Saturday, March 2, 2013

B!ndu: life and love

VeerJara and Rehna Hai tere dil mei..were today's hot things to mind. Nice movies. The music of RHTDM was resonating in my ear all the day. From morning I have been thinking about the same movie. Madhavan was kind of cute, with that lil dark chin he got, though the villain scenes didn't suit him well. One thing that clicked to my mind was, in a scene once hero and heroine meets at a lonely bench in front of the beach in some outskirts of the town. Then when they had were broke up, one went and sat at that exact place alone and the other one watches from far. Isn't that so loving?
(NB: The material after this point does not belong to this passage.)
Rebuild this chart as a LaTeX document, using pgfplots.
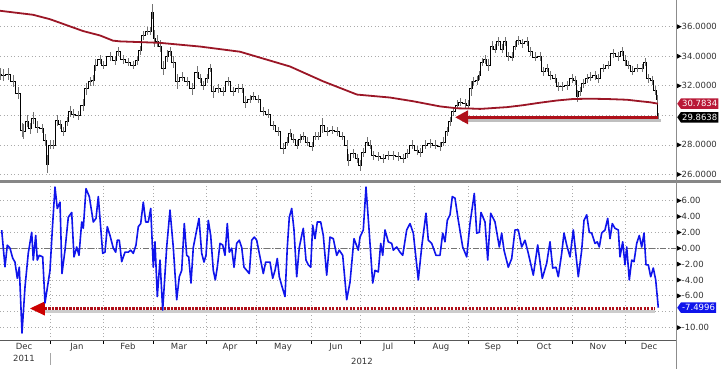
\documentclass[border=0pt]{standalone}
\usepackage{fontspec}
\setmainfont{DejaVu Sans}
\usepackage{pgfplots}
\pgfplotsset{compat=1.18}
\usepackage{pgfplotstable}
\usetikzlibrary{arrows.meta,shapes.symbols}

\definecolor{ma}{RGB}{155,22,38}
\definecolor{bl}{RGB}{15,20,235}
\definecolor{arr}{RGB}{175,15,25}
\definecolor{tagred}{RGB}{185,25,55}
\definecolor{gridc}{RGB}{170,170,170}
\definecolor{sepc}{RGB}{135,135,135}

\newcommand{\tri}{\tikz[baseline=-3pt]\fill[black] (0,2.3pt)--(4.5pt,0)--(0,-2.3pt)--cycle;}

% price: x position (days axis), close, half range (high-low)
\pgfplotstableread{
x c e
0 32.8 0.4
3 32.7 0.4
8 32.8 0.4
13 32.3 0.4
18 31.5 0.4
22 29.0 0.5
23 28.9 0.5
27 29.6 0.4
30 29.1 0.4
33 29.8 0.4
37 29.2 0.4
42 29.1 0.3
45 28.3 0.4
47 26.7 0.6
50 28.0 0.3
53 28.0 0.3
57 29.65 0.4
60 29.4 0.3
63 28.9 0.3
67 29.6 0.3
70 30.25 0.4
73 30.1 0.3
78 30.0 0.3
83 30.7 0.4
86 31.8 0.4
90 32.3 0.3
93 32.35 0.4
95 33.4 0.4
100 33.8 0.3
103 33.4 0.3
110 34.0 0.3
115 33.7 0.3
118 34.3 0.3
123 33.8 0.3
128 33.6 0.3
133 33.4 0.3
137 33.7 0.3
140 34.4 0.3
143 35.4 0.3
147 35.7 0.3
150 35.7 0.3
152 37.0 0.5
154 35.2 0.6
157 35.0 0.4
160 34.7 0.4
163 33.2 0.5
167 34.0 0.4
170 34.3 0.3
173 33.6 0.4
177 32.3 0.5
182 32.6 0.3
187 32.3 0.3
192 31.8 0.4
197 32.9 0.4
200 32.5 0.3
203 32.0 0.3
207 32.5 0.3
210 33.2 0.3
213 31.6 0.4
218 31.8 0.3
223 31.6 0.3
228 32.3 0.3
233 31.6 0.3
238 31.8 0.3
242 31.8 0.3
245 30.9 0.4
250 31.1 0.3
253 31.3 0.3
258 31.1 0.3
263 30.25 0.3
268 30.1 0.3
273 29.3 0.3
278 28.9 0.3
283 27.75 0.4
287 28.2 0.3
290 28.8 0.3
293 28.4 0.3
297 28.0 0.3
300 28.4 0.3
303 28.6 0.3
307 28.2 0.3
312 27.9 0.3
315 28.6 0.3
318 28.6 0.3
322 29.3 0.5
327 28.9 0.3
332 29.0 0.3
337 28.9 0.3
342 28.6 0.3
347 28.0 0.3
348 26.95 0.4
353 27.4 0.3
357 27.1 0.3
360 26.6 0.4
363 27.5 0.3
367 28.2 0.3
370 28.0 0.3
373 27.3 0.3
378 27.2 0.3
383 27.1 0.3
388 27.3 0.3
393 27.3 0.3
398 27.2 0.3
403 27.1 0.3
407 27.4 0.3
412 28.0 0.3
417 27.6 0.3
420 27.5 0.3
425 28.0 0.3
430 28.1 0.3
435 28.0 0.3
440 27.9 0.3
443 28.2 0.3
447 28.9 0.3
450 29.6 0.3
453 30.25 0.3
457 30.7 0.3
460 30.9 0.3
465 30.8 0.3
468 30.7 0.3
471 31.8 0.5
473 32.3 0.3
477 32.35 0.3
479 32.7 0.3
482 33.6 0.3
485 33.8 0.3
488 33.4 0.4
492 34.7 0.3
495 34.5 0.3
498 35.0 0.3
502 34.5 0.3
505 35.0 0.3
508 34.0 0.3
512 33.95 0.3
515 34.7 0.3
518 35.05 0.3
522 34.85 0.3
527 35.0 0.3
530 34.3 0.3
535 33.95 0.3
540 34.0 0.3
543 32.95 0.3
547 33.2 0.3
550 32.7 0.3
555 32.5 0.3
558 31.95 0.3
562 31.95 0.3
567 32.0 0.3
572 32.5 0.3
575 32.35 0.3
577 31.3 0.4
580 31.6 0.3
583 32.15 0.3
587 32.5 0.3
590 32.6 0.3
595 32.7 0.3
598 32.5 0.3
603 33.2 0.3
608 33.4 0.3
613 34.2 0.3
618 34.0 0.3
622 34.3 0.3
625 33.7 0.4
628 33.4 0.3
632 33.0 0.3
637 33.2 0.3
642 33.2 0.3
645 33.6 0.3
648 32.5 0.3
652 32.35 0.3
655 31.7 0.3
657 31.1 0.3
658 29.8638 0.3
}\price

\pgfplotstableread{
x v
0 37.07
33 36.8
50 36.5
83 35.7
100 35.4
113 35.05
120 35.0
160 34.9
200 34.65
240 34.3
290 33.3
323 32.3
357 31.4
390 31.2
413 30.95
440 30.6
457 30.47
473 30.45
480 30.43
507 30.55
523 30.68
540 30.85
557 31.0
573 31.1
590 31.12
607 31.1
627 31.05
640 30.95
650 30.88
658 30.7834
}\mavg

\pgfplotsset{
  common/.style={
    scale only axis, width=676pt, xmin=0, xmax=676, clip=false,
    axis x line*=bottom, axis y line*=right,
    y axis line style={draw=none},
    major tick length=0pt, minor tick length=3pt, tick align=outside,
    tick style={black, line width=0.6pt},
    minor xtick={50,103,153,206,256,311,360,414,468,517,572,625},
    xminorgrids, ymajorgrids,
    grid style={gridc, line width=0.6pt, dash pattern=on 1pt off 2.5pt},
    minor grid style={gridc, line width=0.6pt, dash pattern=on 1pt off 2.5pt},
    minor y tick num=1,
    yticklabel style={anchor=west, inner sep=0pt, xshift=1pt,
      font=\fontsize{8.5}{10}\selectfont, text=black!80},
    extra y tick style={grid=major, yticklabel={}},
  }
}

\begin{document}
\begin{tikzpicture}[font=\fontsize{8.5}{12.5}\selectfont]
\path[use as bounding box] (0,0) rectangle (721pt,369pt);

\begin{axis}[common, at={(0pt,189pt)}, anchor=south west, height=180pt,
  ymin=25.62, ymax=37.8, ytick={26,28,32,34,36}, extra y ticks={30}, xtick=\empty,
  x axis line style={draw=none},
  yticklabel={\tri\pgfmathprintnumber[fixed,fixed zerofill,precision=4,assume math mode=true]{\tick}}]
\addplot[black, line width=0.5pt, const plot mark mid,
  error bars/.cd, y dir=both, y explicit,
  error bar style={black!55, line width=0.8pt}, error mark=none]
  table[x=x, y=c, y error=e] {\price};
\addplot[ma, line width=1.8pt] table[x=x, y=v] {\mavg};
\addplot[black!25, line width=3.5pt] coordinates {(462,29.66) (661,29.66)};
\addplot[arr, line width=3.5pt, {Triangle[length=13pt,width=13pt]}-] coordinates {(455,29.8638) (658,29.8638)};
\coordinate (tR) at (axis cs:676,30.7834);
\coordinate (tK) at (axis cs:676,29.8638);
\end{axis}

\begin{axis}[common, at={(0pt,28.3pt)}, anchor=south west, height=157.2pt,
  ymin=-11.66, ymax=8.15, ytick={-10,-6,-4,-2,0,2,4,6}, extra y ticks={-8},
  x axis line style={black!65, line width=0.8pt},
  xtick={24,77,128,179,230,283,336,388,441,493,544,598,649},
  xticklabels={{Dec\\2011},Jan,Feb,Mar,Apr,May,Jun,Jul,Aug,Sep,Oct,Nov,Dec},
  xticklabel style={align=center, text=black!80, inner sep=2pt},
  yticklabel={\tri\pgfmathprintnumber[fixed,fixed zerofill,precision=2,assume math mode=true]{\tick}}]
\addplot[black!55, line width=0.6pt, dash pattern=on 6pt off 2pt on 1pt off 2pt] coordinates {(0,0) (676,0)};
\addplot[black!20, line width=3pt] coordinates {(45,-7.95) (655,-7.95)};
\addplot[arr, line width=2.6pt, dash pattern=on 2.2pt off 1.3pt] coordinates {(45,-7.6) (655,-7.6)};
\addplot[red!80!black, line width=1pt, {Triangle[length=15pt,width=14pt]}-] coordinates {(30,-7.6) (47,-7.6)};
\addplot[bl, line width=1.6pt, line join=round] coordinates {
(1.7,2.27) (5,-2.35) (7.3,0.38) (10,0) (12.7,-1.26) (15,-1.76) (17.3,-3.8) (19.3,-2.4) (22,-10.7) (25,-4.9)
(28.3,-0.6) (31.7,2.0) (33.3,-1.5) (35.7,1.6) (37.3,-1.5) (39.3,-0.9) (42.7,-1.1) (45,-6.9) (50,-2.8) (52.3,2.3)
(55,7.7) (57.3,5.0) (60,5.8) (62,-3.2) (65,-0.25) (68.3,3.9) (71.7,4.5) (74,-1.1) (76.7,0.15) (79,-0.9)
(81.7,3.3) (83.3,2.5) (86,7.5) (89.3,6.5) (93.3,3.3) (96,3.75) (98.3,6.5) (102.7,-0.65) (105,-0.5) (107.3,2.7)
(110,1.6) (113.3,0) (115.7,-0.5) (117.3,1.0) (119.3,1.0) (121.7,-1.7) (125,-0.5) (128.3,-0.5) (130.7,-0.25) (133.3,-0.65)
(136,0.4) (138.3,2.7) (140.7,3.1) (143.3,5.8) (145.7,3.3) (148.3,3.3) (150.7,5.0) (153.3,-2.4) (155,0.8) (157.3,-6.1)
(160,-1.5) (162.7,-7.8) (166.7,0.15) (170,4.8) (173.3,0.1) (176.7,-6.5) (179.3,-3.6) (181.7,-2.8) (184.3,3.1) (186.7,-0.9)
(188.7,-1.1) (191,-4.4) (193.3,0.1) (196.7,2.3) (199,3.75) (201.7,-0.65) (204,-1.75) (206,-0.9) (208.3,3.5) (210.7,1.6)
(213.3,-2.8) (215.3,-4.0) (217.3,-2.4) (220,0.6) (222.7,0.4) (225,-0.9) (227.3,3.1) (229.3,-0.5) (231.7,0) (234,-2.4)
(236.7,0.6) (239.3,1.0) (241.7,0.1) (244,-2.4) (246.7,-2.8) (249.3,-3.2) (251.7,1.0) (254.3,1.4) (256.7,1.0) (260,-1.1)
(263.3,-3.2) (265.7,-1.75) (270,-1.75) (272.7,-3.8) (275,-2.8) (277.3,-1.3) (279.3,-3.6) (281.7,-4.7) (285,-6.1) (287.3,0.1)
(289.3,3.9) (291.7,5.0) (294,2.3) (296.7,-3.6) (299.3,0.1) (301.7,1.6) (303.3,2.5) (306,-1.5) (308.3,-2.1) (310.7,-2.4)
(312.7,2.9) (315,1.2) (317.3,3.3) (320.7,3.3) (323.3,1.6) (326.7,-3.4) (330,1.4) (333.3,1.2) (336.7,-0.9) (339.3,-0.25)
(342.7,-0.9) (346.7,-6.5) (350,-4.3) (354,1.2) (358.3,-0.25)
(360,1.4) (363.3,2.3) (366,7.7) (369.3,1.9) (372.7,-4.4) (375,-2.8) (378.3,-3.0) (380.7,0.6) (382.7,-0.9) (385,2.3)
(388.3,0.8) (391.7,0.6) (393.3,-0.25) (396.7,0.15) (400,-0.5) (402.7,-0.9) (406.7,2.3) (410,3.1) (413.3,1.9) (418.3,-4.0)
(421.7,0.15) (426,4.4) (428.3,1.0) (431.7,0.6) (436,-0.9) (440,-0.9) (442.7,1.9) (445,0.8) (447.3,3.5) (450,4.2)
(452.3,6.5) (455,6.3) (458.3,3.5) (462.7,0.15) (466.7,-1.1) (470,3.1) (474.3,6.9) (476.7,1.9) (479.3,2.0) (481,4.5)
(485,3.3) (487.7,-1.5) (490.7,4.4) (495,3.3) (499.3,0.15) (501.7,1.9) (504,-0.25) (508.3,-2.4) (511.7,-1.3) (515,2.3)
(518.3,2.3) (521.7,0.15) (525,1.0) (528.3,-0.65) (533.3,-3.4) (537.7,0.4) (542.3,-3.8) (546.7,-1.9) (550,0.8) (552.7,-2.5)
(556,-2.4) (558.3,-3.6) (561.7,-0.65) (564,1.9) (566.7,0.4) (570,-1.1) (573.3,2.3) (578.3,-3.6) (581.7,-0.25) (584,3.5)
(586.7,4.2) (589.3,2.0) (591.7,1.9) (595,0.6) (597.3,0.8) (599.3,0.15) (601.7,1.9) (605,2.3) (607.7,3.75) (610,1.2)
(612.3,3.1) (615,2.5) (618.3,2.3) (620,-1.1) (622.7,0.8) (625,-2.1) (626.7,0.15) (629.3,-4.0) (631.7,-1.5) (634,-1.7)
(636.7,0.6) (639.3,1.6) (641.7,0.15) (644,1.9) (646,-2.1) (648.3,-2.1) (650.7,-3.6) (653.3,-2.5) (655.7,-4.0) (658.3,-7.4996)
};
\coordinate (tB) at (axis cs:676,-7.4996);
\end{axis}

\fill[sepc] (0,185.5pt) rectangle (721pt,189pt);
\draw[black!45, line width=0.6pt] (676pt,0) -- (676pt,369pt);
\draw[black!35, line width=0.6pt] (50pt,4pt) -- (50pt,16pt);
\node[font=\fontsize{8.5}{10}\selectfont, text=black!80] at (362pt,8pt) {2012};

\tikzset{tag/.style={signal, signal to=west, signal pointer angle=110, text=white,
  font=\fontsize{8.5}{10}\selectfont, inner sep=1.2pt, minimum height=10.5pt, anchor=west}}
\node[tag, fill=tagred] at ([xshift=1pt]tR) {30.7834};
\node[tag, fill=black] at ([xshift=1pt]tK) {29.8638};
\node[tag, fill=bl] at ([xshift=1pt]tB) {-7.4996};
\end{tikzpicture}
\end{document}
Though I got so practical in my life, I suddenly found that so close to me. So loving. How I imagine such kind of pure and empathetic love. I remember my old days of confusion in choosing mad love over practicality. Anyway I don't want to talk about it. It went on for years. And then, I am happy today :)

In a pair,
one knows how to love
the other knows how to live
they know how good they are for each other

I had fearing of living when I had to choose love
I have fear of fading love when I had to choose life
But the positive side of all of this was
I had the element of love in me

It is not easy to put these things in words. I think 27 years could make you feeling less by now if you are alone, especially without parents. I feel proud I could spare some for my future generations and my beautiful life ahead. Sometimes, it is journey that is important and sometimes it is just only the destination but, I always remember to myself that I am true to myself.